E ele me falou: Como é então? 

Antes que eu respondesse, o careca estava em pé e começou a atravessar a avenida. O mais jovem o desafiava: Vem cá seu bosta. Reaja. O careca estava com a cara toda ensanguentada e segurava o nariz. Chegou do outro lado da avenida e entrou numa porta. Então eu disse pro cara de cavanhaque: Suma daqui, corra. E ele me falou: Quero que aquele filho da puta vá tomar no cu dele. Então, como despertado de um transe, a macheza do cara de cavanhaque se esvaiu quando eu lhe disse: Ele foi pegar um revólver. No mesmo instante caiu a ficha e o cara de cavanhaque entrou no carro e saiu cantando o pneu. Quando estava de volta, com a arma na mão, o careca não encontrou seu algoz e a pequena multidão começava a se dissipar.

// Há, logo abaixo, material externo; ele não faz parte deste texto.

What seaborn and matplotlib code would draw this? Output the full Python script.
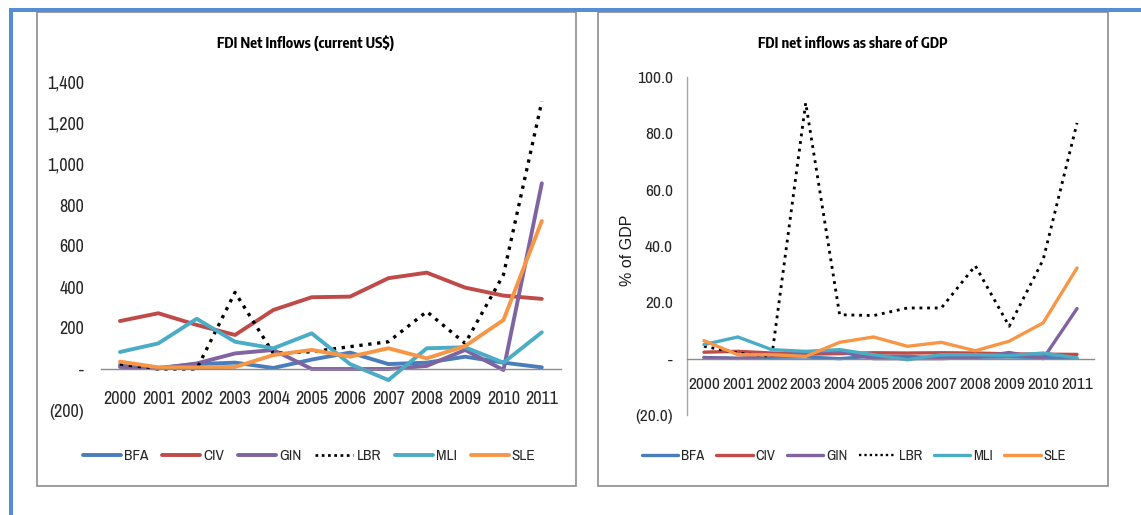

A moça que trabalha no Empório queria detalhes. Eu dei. Então ela falou à patroa que estava no caixa: Foi isso mesmo que ouvi. Ele tava mexendo com mulher casada. O olhar das duas, o tom de voz, o semblante, enfim, minha percepção foi de que elas aprovaram o que tinha acontecido. O careca mereceu. E merecia mais. Tomara que fique com a cara marcada pra nunca se esquecer da surra que levou. Mas pode não ser nada disso. Pode ser uma cumplicidade das duas, tipo, otário, não sabe amar uma mulher discretamente. Eu nunca fui bom em decifrar o que as mulheres dizem. A mensagem delas está nas entrelinhas de suas palavras, olhares, gestos, expressões… É um mistério que não estou nem perto de decifrar.

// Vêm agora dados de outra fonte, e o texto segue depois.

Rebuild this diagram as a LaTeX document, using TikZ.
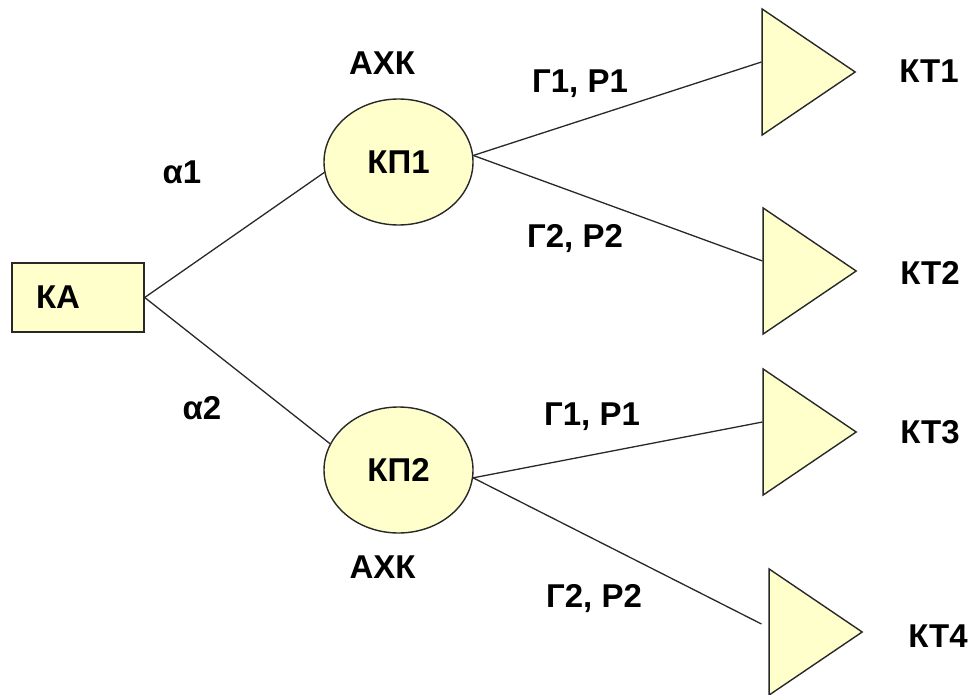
\documentclass[tikz,border=0pt]{standalone}
\usepackage{fontspec}
\setmainfont{Liberation Sans}
\usetikzlibrary{shapes.geometric,calc}
\definecolor{fillyel}{RGB}{255,255,204}
\definecolor{edgec}{RGB}{40,40,40}
\tikzset{
  shapebox/.style={draw=edgec,fill=fillyel,line width=1.4pt},
  ellnode/.style={shapebox,ellipse,minimum width=149pt,minimum height=126pt,inner sep=0pt},
  trinode/.style={shapebox,isosceles triangle,isosceles triangle stretches,minimum width=126pt,minimum height=93pt,inner sep=0pt,anchor=apex},
  lbl/.style={font=\fontsize{33}{40}\selectfont\bfseries,anchor=base,inner sep=0pt},
  conn/.style={draw=edgec,line width=1.3pt}
}
\begin{document}
\begin{tikzpicture}[x=1pt,y=-1pt]
\useasboundingbox (0,0) rectangle (976,695);
% nodes
\node[shapebox,rectangle,minimum width=132pt,minimum height=69pt,text width=84pt,inner xsep=24pt,inner ysep=0pt,align=left,font=\fontsize{33}{40}\selectfont\bfseries] (KA) at (78,297.5) {КА};
\node[ellnode,font=\fontsize{33}{40}\selectfont\bfseries] (KP1) at (398.5,162) {КП1};
\node[ellnode,font=\fontsize{33}{40}\selectfont\bfseries] (KP2) at (398.5,470) {КП2};
\node[trinode] (T1) at (857,72) {};
\node[trinode] (T2) at (858,271) {};
\node[trinode] (T3) at (858,432) {};
\node[trinode] (T4) at (864,632) {};
% labels
\node[lbl] (L1) at (929,83) {КТ1};
\node[lbl] (L2) at (930,284) {КТ2};
\node[lbl] (L3) at (930,443) {КТ3};
\node[lbl] (L4) at (938,647) {КТ4};
\node[lbl] (A1) at (382,75) {АХК};
\node[lbl] (A2) at (382.5,578) {АХК};
\node[lbl] (al1) at (182,183) {α1};
\node[lbl] (al2) at (202,419) {α2};
\node[lbl] (g1) at (580,93) {Г1, Р1};
\node[lbl] (g2) at (575,247) {Г2, Р2};
\node[lbl] (g3) at (592,425) {Г1, Р1};
\node[lbl] (g4) at (594,607) {Г2, Р2};
% connectors
\draw[conn] (KA.east) -- (KP1.188);
\draw[conn] (KA.east) -- (KP2.159);
\draw[conn] (KP1.5) -- ([yshift=10pt]T1.lower side);
\draw[conn] (KP1.5) -- ([yshift=10pt]T2.lower side);
\draw[conn] (KP2.-6) -- ([yshift=10pt]T3.lower side);
\draw[conn] (KP2.-6) -- ([yshift=8pt,xshift=-7pt]T4.lower side);
\end{tikzpicture}
\end{document}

Então meu marmitex ficou pronto e saí com ela. Parei o carro um pouco adiante e comi embaixo da árvore na praça dos carretos, ouvindo a conversa ao celular, numa chamada de vídeo, de um senhorzinho que discorria sobre as mudanças no tempo e as delícias de uma barriga de porco que ele fez na própria banha do bicho.

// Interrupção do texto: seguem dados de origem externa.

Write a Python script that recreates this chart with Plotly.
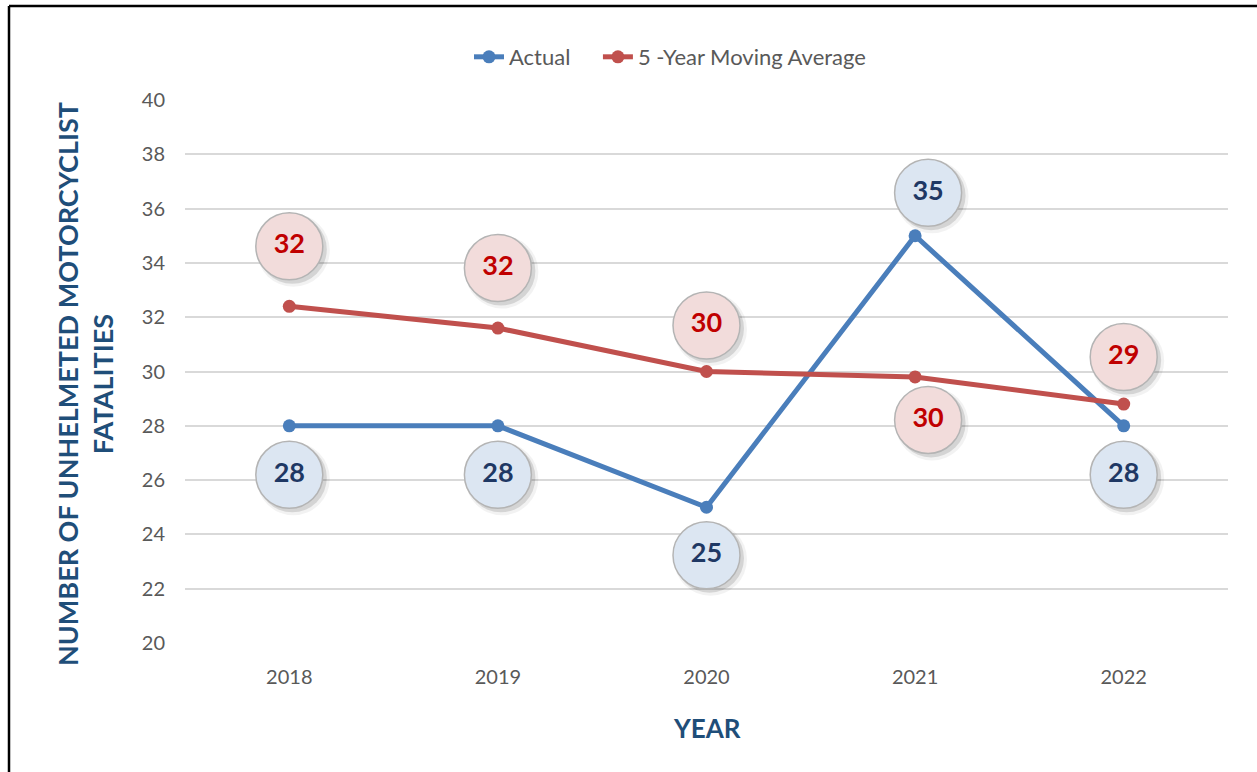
import plotly.graph_objects as go

years = ["2018", "2019", "2020", "2021", "2022"]
actual = [28, 28, 25, 35, 28]
moving_avg = [32.4, 31.6, 30.0, 29.8, 28.8]
actual_labels = ["28", "28", "25", "35", "28"]
avg_labels = ["32", "32", "30", "30", "29"]

W, H = 1257, 772
L, R, T, B = 185, 29, 100, 129
Y_MIN, Y_MAX = 20, 40
px_y = (H - T - B) / (Y_MAX - Y_MIN)
px_x = (W - L - R) / len(years)

FONT = "Lato"
BLUE = "#4A7EBB"
RED = "#C0504D"
TITLE_BLUE = "#1F4E79"

# bubble offsets from their point, in pixels (right, up)
act_off = [(0, -49), (0, -49), (0, -48), (13, 43), (0, -49)]
avg_off = [(0, 60), (0, 60), (0, 46), (13, -43), (0, 47)]


def px2paper(x, y):
    return (x - L) / (W - L - R), (H - B - y) / (H - T - B)


def bubbles(vals, labels, offs, fill, txtcol):
    xs = [i + dx / px_x for i, (dx, dy) in enumerate(offs)]
    ys = [v + dy / px_y for v, (dx, dy) in zip(vals, offs)]
    out = []
    # soft shadow
    for s, a, d in [(73, 0.05, 4), (69, 0.12, 3)]:
        out.append(go.Scatter(x=[x + d / px_x for x in xs], y=[y - d / px_y for y in ys],
                              mode="markers", marker=dict(size=s, color="rgba(0,0,0,%s)" % a, line=dict(width=0)),
                              hoverinfo="skip", showlegend=False, cliponaxis=False))
    out.append(go.Scatter(x=xs, y=ys, mode="markers+text", text=labels, textposition="middle center",
                          marker=dict(size=67, color=fill, line=dict(color="#B4B4B4", width=1.5)),
                          textfont=dict(size=27, color=txtcol, family=FONT, weight="bold"),
                          hoverinfo="skip", showlegend=False, cliponaxis=False))
    return out


xs = list(range(len(years)))
fig = go.Figure()
fig.add_trace(go.Scatter(x=xs, y=actual, name="Actual\u00a0\u00a0\u00a0\u00a0", mode="lines+markers",
                         line=dict(color=BLUE, width=5), marker=dict(size=13, color=BLUE)))
fig.add_trace(go.Scatter(x=xs, y=moving_avg, name="5 -Year Moving Average", mode="lines+markers",
                         line=dict(color=RED, width=5), marker=dict(size=13, color=RED)))
for t in bubbles(actual, actual_labels, act_off, "#DCE6F2", "#1F3864"):
    fig.add_trace(t)
for t in bubbles(moving_avg, avg_labels, avg_off, "#F2DCDB", "#C00000"):
    fig.add_trace(t)

lx, ty = px2paper(9, 6)
_, by = px2paper(9, H + 20)
rx, _ = px2paper(W + 20, 6)
yx, yy = px2paper(85, 384)
xx, xy = px2paper(707, 728)
gx, gy = px2paper(670, 57)

fig.update_layout(
    width=W, height=H,
    margin=dict(l=L, r=R, t=T, b=B),
    paper_bgcolor="white", plot_bgcolor="white",
    font=dict(family=FONT, color="#595959", size=16),
    legend=dict(orientation="h", x=gx, y=gy, xanchor="center", yanchor="middle",
                font=dict(size=22, color="#595959")),
    xaxis=dict(range=[-0.5, 4.5], tickvals=xs, ticktext=years, showgrid=False, zeroline=False,
               showline=False, ticks="", ticklabelstandoff=20, tickfont=dict(size=20, color="#595959")),
    yaxis=dict(range=[Y_MIN, Y_MAX], dtick=2, showgrid=True, gridcolor="#D9D9D9", gridwidth=2,
               zeroline=False, showline=False, ticks="", ticklabelstandoff=19,
               tickfont=dict(size=20, color="#595959")),
    annotations=[
        dict(text="NUMBER OF UNHELMETED MOTORCYCLIST<br>FATALITIES", textangle=-90, x=yx, y=yy,
             xref="paper", yref="paper", showarrow=False, xanchor="center", yanchor="middle",
             font=dict(size=27, color=TITLE_BLUE, family=FONT, weight="bold")),
        dict(text="YEAR", x=xx, y=xy, xref="paper", yref="paper", showarrow=False,
             xanchor="center", yanchor="middle",
             font=dict(size=26, color=TITLE_BLUE, family=FONT, weight="bold")),
    ],
    shapes=[
        dict(type="line", xref="paper", yref="paper", x0=lx, y0=ty, x1=rx, y1=ty,
             line=dict(color="black", width=2.5)),
        dict(type="line", xref="paper", yref="paper", x0=lx, y0=ty, x1=lx, y1=by,
             line=dict(color="black", width=2.5)),
    ],
)

fig.write_html("out.html", config={"displayModeBar": False},
               post_script="document.body.style.margin='0';document.body.style.overflow='hidden';")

Entre um bocado e outro na pescada eu disse a mim mesmo: Você não é mais, mesmo, jornalista. Fosse, teria filmado toda a briga. Teria documentado. Que coisa foi essa de apartar a briga? Então respondi a mim mesmo: Tivesse filmado, tivesse não me envolvido, e nunca ninguém saberia o motivo da briga. Só foi revelado após minha intervenção. A curiosidade sobre a razão ou motivo das coisas é um motivador inato. Há coisas que não mudaram em mim, nem com a idade. Essa é, certamente, uma delas. Prefiro um motivo a um registro; um texto, a uma imagem; um relato, a um vídeo.